[Objective]: Reading down the listing below, count the lines where the word "this" shows up, then give only that count.

******************************

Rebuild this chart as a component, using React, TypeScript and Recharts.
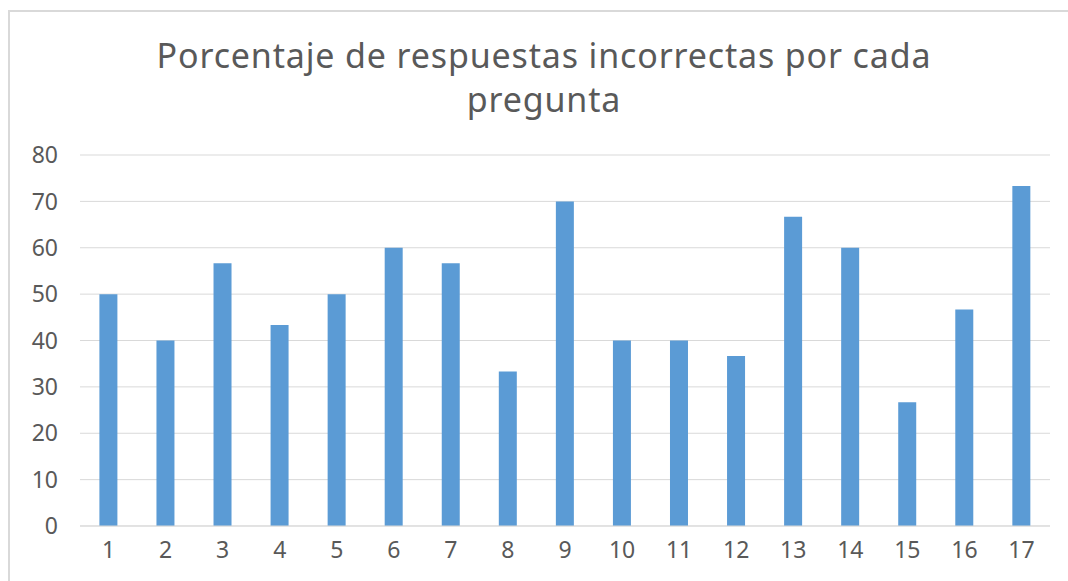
import { BarChart, Bar, XAxis, YAxis, CartesianGrid } from 'recharts'

const preguntas = ['1', '2', '3', '4', '5', '6', '7', '8', '9', '10', '11', '12', '13', '14', '15', '16', '17']
const porcentajes = [50, 40, 56.67, 43.33, 50, 60, 56.67, 33.33, 70, 40, 40, 36.67, 66.67, 60, 26.67, 46.67, 73.33]
const yTicks = [0, 10, 20, 30, 40, 50, 60, 70, 80]
const tituloLineas = ['Porcentaje de respuestas incorrectas por cada', 'pregunta']

const data = preguntas.map((p, i) => ({ pregunta: p, valor: porcentajes[i] }))

const font = '"Noto Sans", "Open Sans", sans-serif'

export default function App() {
  return (
    <div style={{ position: 'absolute', left: 0, top: 0, width: 1068, height: 581, background: '#fff', fontFamily: font }}>
      <div
        style={{
          position: 'absolute',
          left: 8,
          top: 10,
          width: 1070,
          height: 580,
          borderLeft: '2px solid #d9d9d9',
          borderTop: '2px solid #d9d9d9',
        }}
      />
      <div
        style={{
          position: 'absolute',
          left: 0,
          width: 1088,
          top: 33,
          textAlign: 'center',
          color: '#595959',
          fontSize: 34,
          letterSpacing: 0.85,
          lineHeight: '44px',
        }}
      >
        {tituloLineas.map((l) => (
          <div key={l}>{l}</div>
        ))}
      </div>
      <div style={{ position: 'absolute', left: 0, top: 0 }}>
        <BarChart width={1068} height={581} data={data} margin={{ top: 155, right: 18, left: 0, bottom: 0 }} barCategoryGap="34%">
          <CartesianGrid vertical={false} stroke="#d9d9d9" />
          <XAxis
            dataKey="pregunta"
            tickLine={false}
            axisLine={{ stroke: '#d9d9d9' }}
            tick={{ fontSize: 23, fill: '#595959', fontFamily: font }}
            tickMargin={10}
            height={55}
          />
          <YAxis
            width={80}
            domain={[0, 80]}
            ticks={yTicks}
            tickLine={false}
            axisLine={false}
            tick={{ fontSize: 23, fill: '#595959', fontFamily: font }}
            tickMargin={16}
          />
          <Bar dataKey="valor" fill="#5b9bd5" isAnimationActive={false} />
        </BarChart>
      </div>
    </div>
  )
}
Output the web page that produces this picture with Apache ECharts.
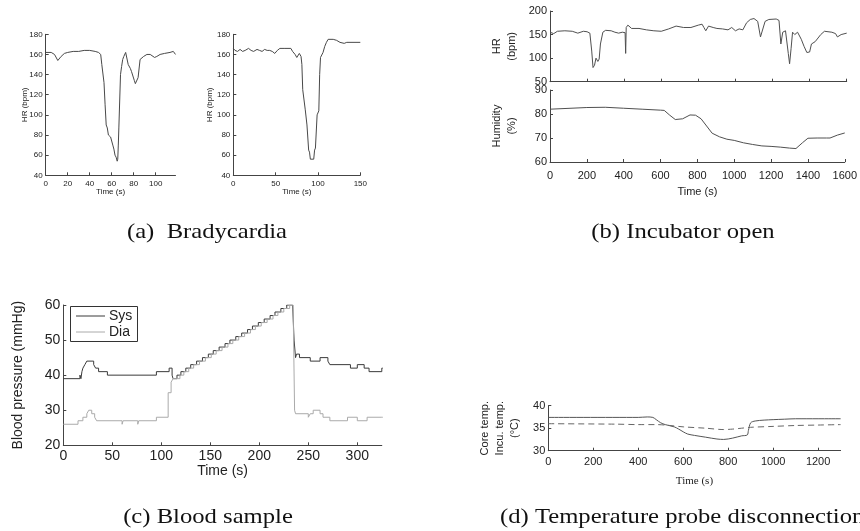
<!DOCTYPE html>
<html><head><meta charset="utf-8">
<script src="https://cdn.jsdelivr.net/npm/echarts@6/dist/echarts.min.js"></script>
<style>html,body{margin:0;padding:0;background:#fff}#c{width:860px;height:531px}</style>
</head><body><div id="c"></div>
<script>
// ---- (a) Bradycardia, left ----
const a1Time = [0,5,8,11,14,17,20,25,30,35,40,45,48,50,51,53,54,55,56,57,59,60,61,62,63,64,65,65.5,66,66.5,67.5,68,69,70,71,72.7,75,77,78,80.6,81.5,82.7,84,85.8,89,92,95,99,101,104,108,113,116,118];
const a1HR   = [162,162,160,154,158,161,162,163,163,164,164,163,162,160,150,132,110,90,87,80,78,78,70,66,60,58,54,56,70,87,87,140,148,155,158,162,150,146,143,134,131,132,137,155,158,160,160,157,158,160,161,162,163,160];
// ---- (a) Bradycardia, right ----
const a2Time = [0,2,5,8,11,14,18,21,24,28,31,34,37,40,43,46,49,52,55,60,68,70,73,75,77,78,80,81,82,85,87,89,90,91,93,95,96,97,99,101,102,103,106,108,110,112,118,122,126,131,134,150];
const a2HR   = [166,164,163,165,163,164,166,164,163,165,164,163,165,164,164,163,161,164,166,166,166,163,160,157,158,161,158,150,125,105,90,65,63,56,55,56,65,67,100,104,140,157,162,168,172,175,175,174,172,171,172,172];
// ---- (b) Incubator open ----
const bTime = [0,20,40,80,120,150,180,200,215,225,232,240,248,258,265,272,285,300,330,350,370,390,405,408,411,420,440,480,520,560,600,640,680,720,760,800,820,830,840,855,880,900,930,960,980,1000,1020,1040,1060,1080,1100,1120,1135,1145,1160,1180,1220,1235,1245,1255,1270,1280,1285,1292,1300,1308,1320,1335,1355,1370,1385,1400,1410,1430,1460,1480,1520,1540,1550,1570,1600];
const bHR   = [155,152,157,158,157,153,157,156,153,115,80,85,100,93,98,130,155,159,158,155,153,155,154,110,165,170,163,163,160,158,157,162,168,165,165,170,172,165,158,168,165,163,162,160,165,158,162,160,175,182,184,178,145,145,178,182,183,180,130,155,158,160,110,88,120,155,150,155,140,125,112,113,130,135,150,157,155,152,145,150,153];
const humTime = [0,200,300,400,500,600,620,650,680,720,760,790,820,850,880,920,960,1000,1050,1100,1150,1200,1250,1300,1335,1370,1400,1450,1500,1520,1560,1600];
const humidity = [82,82.7,82.8,82.4,82,81.6,81.5,79.5,77.7,78,79.6,79.5,78,75,72,70.5,69.5,69,68,67.3,66.7,66.5,66.2,65.8,65.6,68,69.9,70,70,70,71.2,72.1];
// ---- (c) Blood sample (step changes: [time, new value]) ----
const sysTime = [0,17,18,19,20,22,24,26,31,33,36,45,95,108,111,112,116,120,125,130,136,142,148,153,159,165,170,176,182,188,193,199,205,211,216,222,228,234,235.5,237,238,241,252,262,270,272,293,300,307,312,325,326];
const sysBP   = [39,40,39,41,42,43,44,44,43,42,41,40,41,42,40,39,40,41,42,43,44,45,46,47,48,49,50,51,52,53,54,55,56,57,58,59,60,60,50,45,46,45,44,45,44,43,42,43,42,41,42,42];
const diaTime = [0,15,20,24,26,29,32,34,60,61,76,77,95,107,110,112,119,123,128,133,139,145,151,156,162,168,173,179,185,191,196,202,208,214,219,225,231,234.5,236,237,250,252,255,262,265,272,290,300,310,325,326];
const diaBP   = [26,27,28,29,30,29,28,27,26,27,26,27,28,35,38,39,40,41,42,43,44,45,46,47,48,49,50,51,52,53,54,55,56,57,58,59,60,60,30,29,28,29,30,29,28,27,28,27,28,28,28];
const bpNames = ['Sys', 'Dia'];
// ---- (d) Temperature probe disconnection ----
const coreTime = [0,400,440,465,480,500,520,560,580,600,620,650,700,750,780,820,860,885,890,900,920,960,1000,1050,1100,1200,1300];
const coreTemp = [37.4,37.4,37.5,37.4,36.9,36.2,35.8,35.3,34.8,34.2,33.7,33.4,33.0,32.6,32.5,32.8,33.3,33.5,34.5,36.2,36.6,36.8,36.9,37.0,37.1,37.1,37.1];
const incuTime = [0,300,400,480,520,600,700,780,820,860,900,1000,1100,1200,1300];
const incuTemp = [36.0,35.9,35.8,35.8,35.7,35.3,35.0,34.7,34.8,35.0,35.2,35.4,35.6,35.7,35.8];

// tick labels
const aHRTicks = [40,60,80,100,120,140,160,180];
const a1TimeTicks = [0,20,40,60,80,100];
const a2TimeTicks = [0,50,100,150];
const bTimeTicks = [0,200,400,600,800,1000,1200,1400,1600];
const bHRTicks = [50,100,150,200];
const humTicks = [60,70,80,90];
const cTimeTicks = [0,50,100,150,200,250,300];
const cBPTicks = [20,30,40,50,60];
const dTimeTicks = [0,200,400,600,800,1000,1200];
const dTempTicks = [30,35,40];

const captions = ['(a)  Bradycardia','(b) Incubator open','(c) Blood sample','(d) Temperature probe disconnection'];

const zip = (t, v) => t.map((x, i) => [x, v[i]]);
const SANS = 'Liberation Sans';
const SERIF = 'Liberation Serif';
const AX = '#444';
const plain = v => String(v);

function xAx(gi, min, max, ticks, fs, name, gap, showLabels, nameFont, margin) {
  return {
    type: 'value', gridIndex: gi, min: min, max: max,
    name: name || '', nameLocation: 'middle', nameGap: gap || 0,
    nameTextStyle: { fontFamily: nameFont || SANS, fontSize: fs, color: '#222' },
    axisLine: { onZero: false, lineStyle: { color: AX, width: 1 } },
    axisTick: { inside: true, length: 3, customValues: ticks, lineStyle: { color: AX } },
    axisLabel: { show: showLabels !== false, customValues: ticks, formatter: plain, fontFamily: SANS, fontSize: fs, color: '#222', margin: margin || 4 },
    splitLine: { show: false }
  };
}
function yAx(gi, min, max, ticks, fs, name, gap, noMove) {
  const ax = {
    type: 'value', gridIndex: gi, min: min, max: max,
    name: name || '', nameLocation: 'middle', nameGap: gap || 0, nameRotate: 90,
    nameTextStyle: { fontFamily: SANS, fontSize: fs, color: '#222', lineHeight: fs * 1.35 },
    axisLine: { onZero: false, lineStyle: { color: AX, width: 1 } },
    axisTick: { inside: true, length: 3, customValues: ticks, lineStyle: { color: AX } },
    axisLabel: { customValues: ticks, formatter: plain, fontFamily: SANS, fontSize: fs, color: '#222', margin: 3 },
    splitLine: { show: false }
  };
  if (noMove) ax.nameMoveOverlap = false;
  return ax;
}
function line(xi, yi, data, color, extra) {
  return Object.assign({
    type: 'line', xAxisIndex: xi, yAxisIndex: yi, data: data,
    symbol: 'none', animation: false, silent: true,
    lineStyle: { color: color, width: 1 }, itemStyle: { color: color }
  }, extra || {});
}

const SYS_C = '#3a3a3a', DIA_C = '#aaaaaa';
const capFont = '22px "Liberation Serif"';
function cap(text, x, y, align) {
  return { type: 'text', x: x, y: y, scaleX: 1.12, style: { text: text, font: capFont, fill: '#111', align: align || 'center', verticalAlign: 'middle' } };
}

const option = {
  animation: false,
  backgroundColor: '#fff',
  grid: [
    { left: 45.7, top: 34.3, width: 129.8, height: 141 },
    { left: 233.3, top: 34.3, width: 127, height: 141 },
    { left: 550, top: 11, width: 296.7, height: 70.7 },
    { left: 550, top: 90, width: 296.7, height: 72 },
    { left: 63.3, top: 305, width: 318.5, height: 140.3 },
    { left: 548.3, top: 405.7, width: 292.3, height: 45 }
  ],
  xAxis: [
    xAx(0, 0, 118, a1TimeTicks, 8, 'Time (s)', 12),
    xAx(1, 0, 150, a2TimeTicks, 8, 'Time (s)', 12),
    xAx(2, 0, 1600, bTimeTicks, 11, '', 0, false),
    xAx(3, 0, 1600, bTimeTicks, 11, 'Time (s)', 24, true, SANS, 8),
    xAx(4, 0, 325, cTimeTicks, 14, 'Time (s)', 19),
    xAx(5, 0, 1300, dTimeTicks, 11, 'Time (s)', 25, true, SERIF, 6)
  ],
  yAxis: [
    yAx(0, 40, 180, aHRTicks, 8, 'HR (bpm)', 16, true),
    yAx(1, 40, 180, aHRTicks, 8, 'HR (bpm)', 18, true),
    yAx(2, 50, 200, bHRTicks, 11, 'HR\n(bpm)', 31),
    yAx(3, 60, 90, humTicks, 11, 'Humidity\n(%)', 31),
    yAx(4, 20, 60, cBPTicks, 14, 'Blood pressure (mmHg)', 36),
    yAx(5, 30, 40, dTempTicks, 11, 'Core temp.\nIncu. temp.\n(°C)', 26)
  ],
  series: [
    line(0, 0, zip(a1Time, a1HR), '#484848'),
    line(1, 1, zip(a2Time, a2HR), '#484848'),
    line(2, 2, zip(bTime, bHR), '#505050'),
    line(3, 3, zip(humTime, humidity), '#505050'),
    line(4, 4, zip(sysTime, sysBP), SYS_C, { name: bpNames[0], step: 'end' }),
    line(4, 4, zip(diaTime, diaBP), DIA_C, { name: bpNames[1], step: 'end' }),
    line(5, 5, zip(coreTime, coreTemp), '#555555', { smooth: 0.3 }),
    line(5, 5, zip(incuTime, incuTemp), '#666666', { smooth: 0.3, lineStyle: { color: '#666', width: 1, type: [6, 4] } })
  ],
  graphic: [
    cap(captions[0], 207, 232),
    cap(captions[1], 683, 232),
    cap(captions[2], 208, 517),
    cap(captions[3], 500, 517, 'left'),
    // legend box for panel (c)
    { type: 'rect', shape: { x: 70.5, y: 306.5, width: 67, height: 35 }, style: { fill: '#fff', stroke: '#333', lineWidth: 1 }, z: 50 },
    { type: 'line', shape: { x1: 76, y1: 316, x2: 105, y2: 316 }, style: { stroke: SYS_C, lineWidth: 1 }, z: 51 },
    { type: 'line', shape: { x1: 76, y1: 332, x2: 105, y2: 332 }, style: { stroke: DIA_C, lineWidth: 1 }, z: 51 },
    { type: 'text', x: 109, y: 316, style: { text: bpNames[0], font: '14px "Liberation Sans"', fill: '#222', verticalAlign: 'middle' }, z: 51 },
    { type: 'text', x: 109, y: 332, style: { text: bpNames[1], font: '14px "Liberation Sans"', fill: '#222', verticalAlign: 'middle' }, z: 51 }
  ]
};
const chart = echarts.init(document.getElementById('c'), null, { renderer: 'canvas' });
chart.setOption(option);
</script></body></html>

******************************

[Output below]: 2